Predictably, that hasn’t curbed Beijing’s development ambitions, and it is plowing ahead with all manner of rail, road, and sea links that will secure trade and energy resources, many of which run through or around Kashgar. The Iranian government announced in September that China would build a railway from Tehran to the border with Iraq; this line is expected to stretch from Tehran to Tajikistan, Kyrgyzstan, and finally to Kashgar, which could make the city a hub for commercial shipping to Europe. If that happens, Kashgar’s future would be set. But countries like Kyrgyzstan, which had a coup in April, could dent these plans. Regional conflict could bleed across the Chinese border. “If these areas aren’t stable, it will be difficult for Kashgar to be stable,” says Zhang Yao, a professor at the Office of Russian and Central Asian Affairs Research at the Shanghai Institute of International Studies.

 So far, instability is the biggest constant in Kashgar. The city blossomed during the turbulent days of the Mongol empire, and was a battleground in the contest between Britain and Russia for strategic dominance in Central Asia, before falling off the map in the 20th century. Thus far, no major Chinese or Western corporations have set up substantial operations in Kashgar, and it feels decades away from Shenzhen.

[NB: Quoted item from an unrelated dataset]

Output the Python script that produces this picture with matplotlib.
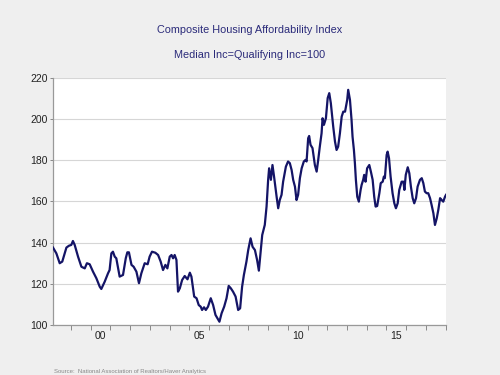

But Shenzhen in the 1980s was decades away from Beijing, and it caught up fast, growing at an average annual rate of 25.8 percent for the past 30 years, compared with a national average of about 10 percent; its residents now enjoy a living standard on par with the capital. If China’s command-and-control model of development succeeds once again, Kashgar might well become a prosperous trading center. If not, it could serve as a potent warning of what happens when ethnic instability triumphs and the center cannot hold.